> _Aim_
From the first line of the data below through the line holding "urban = [5.8, 5.1, 4.3, 4.3, 3.7, 3.4, 3.2]", output each line exactly and leave the pictures out.

> _Data excerpt_
┌────────

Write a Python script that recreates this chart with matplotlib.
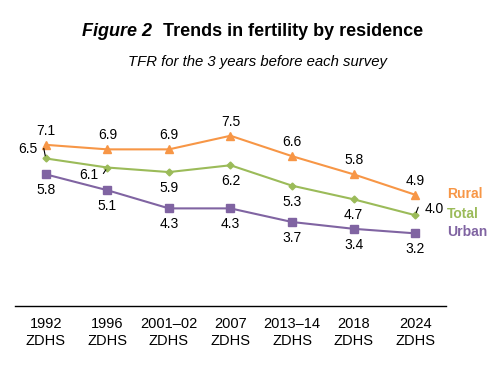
import matplotlib.pyplot as plt

plt.rcParams["font.family"] = ["Liberation Sans", "DejaVu Sans"]

surveys = ["1992\nZDHS", "1996\nZDHS", "2001\u201302\nZDHS", "2007\nZDHS",
           "2013\u201314\nZDHS", "2018\nZDHS", "2024\nZDHS"]
rural = [7.1, 6.9, 6.9, 7.5, 6.6, 5.8, 4.9]
total = [6.5, 6.1, 5.9, 6.2, 5.3, 4.7, 4.0]
urban = [5.8, 5.1, 4.3, 4.3, 3.7, 3.4, 3.2]

c_rural = "#F79646"
c_total = "#9BBB59"
c_urban = "#8064A2"

fig = plt.figure(figsize=(5.02, 3.65), dpi=100)
ax = fig.add_axes([15 / 502, 59 / 365, 431 / 502, 227 / 365])
x = list(range(len(surveys)))

ax.plot(x, rural, color=c_rural, lw=1.5, marker="^", ms=6, clip_on=False)
ax.plot(x, total, color=c_total, lw=1.5, marker="D", ms=3.5, clip_on=False)
ax.plot(x, urban, color=c_urban, lw=1.5, marker="s", ms=5.5, clip_on=False)

ax.set_xlim(-0.5, 6.5)
ax.set_ylim(0, 10)
for s in ["top", "left", "right"]:
    ax.spines[s].set_visible(False)
ax.spines["bottom"].set_linewidth(1.0)
ax.set_yticks([])
ax.set_xticks(x)
ax.set_xticklabels(surveys, fontsize=10.5, linespacing=1.3)
ax.tick_params(axis="x", length=0, pad=8)


def label(xi, yi, txt, dx, dy):
    ax.annotate(txt, (xi, yi), xytext=(dx, dy), textcoords="offset pixels",
                ha="center", va="center", fontsize=10, color="black")


# rural labels above
for i, v in enumerate(rural):
    label(i, v, f"{v:.1f}", 0, 14)

# total labels, most below, a few moved with leader lines
for i, v in enumerate(total):
    if i == 0:
        label(i, v, f"{v:.1f}", -18, 9)
    elif i == 1:
        label(i, v, f"{v:.1f}", -19, -7)
    elif i == 6:
        label(i, v, f"{v:.1f}", 19, 6)
    else:
        label(i, v, f"{v:.1f}", 0, -16)

# leader lines for moved total labels
ax.annotate("", (0, total[0]), xytext=(-2, 10), textcoords="offset pixels",
            arrowprops=dict(arrowstyle="-", color="black", lw=0.8, shrinkA=0, shrinkB=2))
ax.annotate("", (1, total[1]), xytext=(-4, -6), textcoords="offset pixels",
            arrowprops=dict(arrowstyle="-", color="black", lw=0.8, shrinkA=0, shrinkB=2))
ax.annotate("", (6, total[6]), xytext=(3, 8), textcoords="offset pixels",
            arrowprops=dict(arrowstyle="-", color="black", lw=0.8, shrinkA=0, shrinkB=2))

# urban labels below
for i, v in enumerate(urban):
    label(i, v, f"{v:.1f}", 0, -16)

# series names at the right end
for vals, name, col in [(rural, "Rural", c_rural), (total, "Total", c_total), (urban, "Urban", c_urban)]:
    ax.annotate(name, (6, vals[-1]), xytext=(32, 1), textcoords="offset pixels",
                ha="left", va="center", fontsize=10, fontweight="bold", color=col,
                annotation_clip=False)

fig.text(152 / 502, 1 - 31 / 365, "Figure 2", ha="right", va="center",
         fontsize=13, fontweight="bold", fontstyle="italic")
fig.text(163 / 502, 1 - 31 / 365, "Trends in fertility by residence", ha="left", va="center",
         fontsize=13, fontweight="bold")
fig.text(258 / 502, 1 - 62 / 365, "TFR for the 3 years before each survey", ha="center",
         va="center", fontsize=10.7, fontstyle="italic")

fig.savefig("out.png", dpi=100)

└────────

> _Full solution_
Write a Python script that recreates this chart with matplotlib.
import matplotlib.pyplot as plt

plt.rcParams["font.family"] = ["Liberation Sans", "DejaVu Sans"]

surveys = ["1992\nZDHS", "1996\nZDHS", "2001\u201302\nZDHS", "2007\nZDHS",
           "2013\u201314\nZDHS", "2018\nZDHS", "2024\nZDHS"]
rural = [7.1, 6.9, 6.9, 7.5, 6.6, 5.8, 4.9]
total = [6.5, 6.1, 5.9, 6.2, 5.3, 4.7, 4.0]
urban = [5.8, 5.1, 4.3, 4.3, 3.7, 3.4, 3.2]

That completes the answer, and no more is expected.